EXCERPTED DATA -
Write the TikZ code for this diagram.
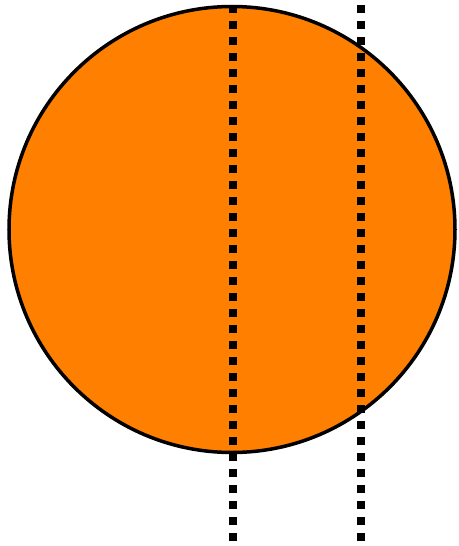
\documentclass[tikz,border=0pt]{standalone}
\begin{document}
\begin{tikzpicture}[x=1pt,y=-1pt,
  disc/.style={draw=black,line width=3.5pt,fill={rgb,255:red,255;green,127;blue,0}},
  dotline/.style={line width=8pt,dash pattern=on 8pt off 8pt}]
\useasboundingbox (0,0) rectangle (458,546);
\node[disc,circle,minimum size=446pt,inner sep=0pt] (c) at (232,229.5) {};
\coordinate (a1) at (233,5);
\coordinate (a2) at (233,542);
\coordinate (b1) at (361,5);
\coordinate (b2) at (361,542);
\draw[dotline] (a1) -- (a2);
\draw[dotline] (b1) -- (b2);
\end{tikzpicture}
\end{document}
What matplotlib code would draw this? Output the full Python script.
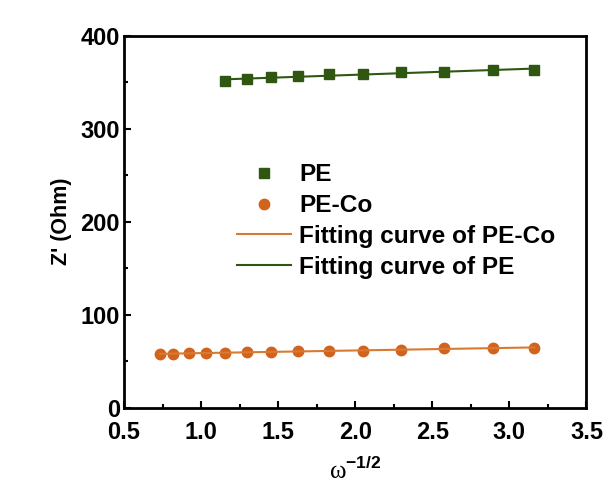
import numpy as np
import matplotlib
matplotlib.use("Agg")
import matplotlib.pyplot as plt
from matplotlib.ticker import MultipleLocator

plt.rcParams['font.family'] = ['Liberation Sans', 'DejaVu Sans']
plt.rcParams['mathtext.fontset'] = 'custom'
plt.rcParams['mathtext.rm'] = 'Liberation Serif'
plt.rcParams['mathtext.bf'] = 'Liberation Sans:bold'

# data
pe_x = [1.155, 1.296, 1.453, 1.630, 1.829, 2.048, 2.298, 2.575, 2.895, 3.161]
pe_y = [351.3, 353.1, 355.3, 357.0, 358.5, 358.5, 361.0, 361.3, 363.1, 363.4]

peco_x = [0.733, 0.816, 0.922, 1.030, 1.155, 1.296, 1.453, 1.630, 1.829,
          2.048, 2.298, 2.575, 2.895, 3.161]
peco_y = [57.7, 57.7, 58.5, 58.8, 59.1, 59.6, 59.6, 60.6, 61.0, 61.3,
          61.7, 64.2, 64.2, 63.9]

green = '#2f5711'
orange = '#d2631c'
orange_fit = '#d97a32'

fig = plt.figure(figsize=(6.08, 4.84), dpi=100)
ax = fig.add_axes([0.204, 0.158, 0.7606, 0.768])

# linear fits
k1, b1 = np.polyfit(peco_x, peco_y, 1)
k2, b2 = np.polyfit(pe_x, pe_y, 1)
xs1 = np.array([min(peco_x), max(peco_x)])
xs2 = np.array([min(pe_x), max(pe_x)])

h_pe, = ax.plot(pe_x, pe_y, 's', color=green, markersize=7, linestyle='none', label='PE')
h_co, = ax.plot(peco_x, peco_y, 'o', color=orange, markersize=7.5, linestyle='none', label='PE-Co')
h_f1, = ax.plot(xs1, k1 * xs1 + b1, '-', color=orange_fit, lw=1.5, label='Fitting curve of PE-Co')
h_f2, = ax.plot(xs2, k2 * xs2 + b2, '-', color=green, lw=1.5, label='Fitting curve of PE')

ax.set_xlim(0.5, 3.5)
ax.set_ylim(0, 400)
ax.xaxis.set_major_locator(MultipleLocator(0.5))
ax.xaxis.set_minor_locator(MultipleLocator(0.25))
ax.yaxis.set_major_locator(MultipleLocator(100))
ax.yaxis.set_minor_locator(MultipleLocator(50))
ax.tick_params(which='both', direction='in', top=False, right=False, width=1.5)
ax.tick_params(which='major', length=5, labelsize=17)
ax.tick_params(axis='x', which='major', pad=10)
ax.tick_params(axis='y', which='major', pad=3)
ax.tick_params(which='minor', length=3)
for lab in ax.get_xticklabels() + ax.get_yticklabels():
    lab.set_fontweight('bold')
for sp in ax.spines.values():
    sp.set_linewidth(2)

ax.set_xlabel(r'$\mathrm{\omega}^{\mathbf{-1/2}}$', fontsize=18, labelpad=9)
ax.set_ylabel("Z' (Ohm)", fontsize=15.5, fontweight='bold', labelpad=6)

leg = ax.legend(handles=[h_pe, h_co, h_f1, h_f2], loc='upper left',
                bbox_to_anchor=(0.218, 0.69), frameon=False,
                prop={'size': 17.6, 'weight': 'bold'}, labelspacing=0.32,
                handlelength=2.2, handletextpad=0.35, borderpad=0)

fig.savefig('out.png', dpi=100)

WHAT THE EXERCISE ASKS - From the first line of the material down to the line containing "plt.rcParams['mathtext.bf'] = 'Liberation", inclusive, return each line exactly, skipping any picture.

ANSWER TO THIS EXERCISE -
Write the TikZ code for this diagram.
\documentclass[tikz,border=0pt]{standalone}
\begin{document}
\begin{tikzpicture}[x=1pt,y=-1pt,
  disc/.style={draw=black,line width=3.5pt,fill={rgb,255:red,255;green,127;blue,0}},
  dotline/.style={line width=8pt,dash pattern=on 8pt off 8pt}]
\useasboundingbox (0,0) rectangle (458,546);
\node[disc,circle,minimum size=446pt,inner sep=0pt] (c) at (232,229.5) {};
\coordinate (a1) at (233,5);
\coordinate (a2) at (233,542);
\coordinate (b1) at (361,5);
\coordinate (b2) at (361,542);
\draw[dotline] (a1) -- (a2);
\draw[dotline] (b1) -- (b2);
\end{tikzpicture}
\end{document}
What matplotlib code would draw this? Output the full Python script.
import numpy as np
import matplotlib
matplotlib.use("Agg")
import matplotlib.pyplot as plt
from matplotlib.ticker import MultipleLocator

plt.rcParams['font.family'] = ['Liberation Sans', 'DejaVu Sans']
plt.rcParams['mathtext.fontset'] = 'custom'
plt.rcParams['mathtext.rm'] = 'Liberation Serif'
plt.rcParams['mathtext.bf'] = 'Liberation Sans:bold'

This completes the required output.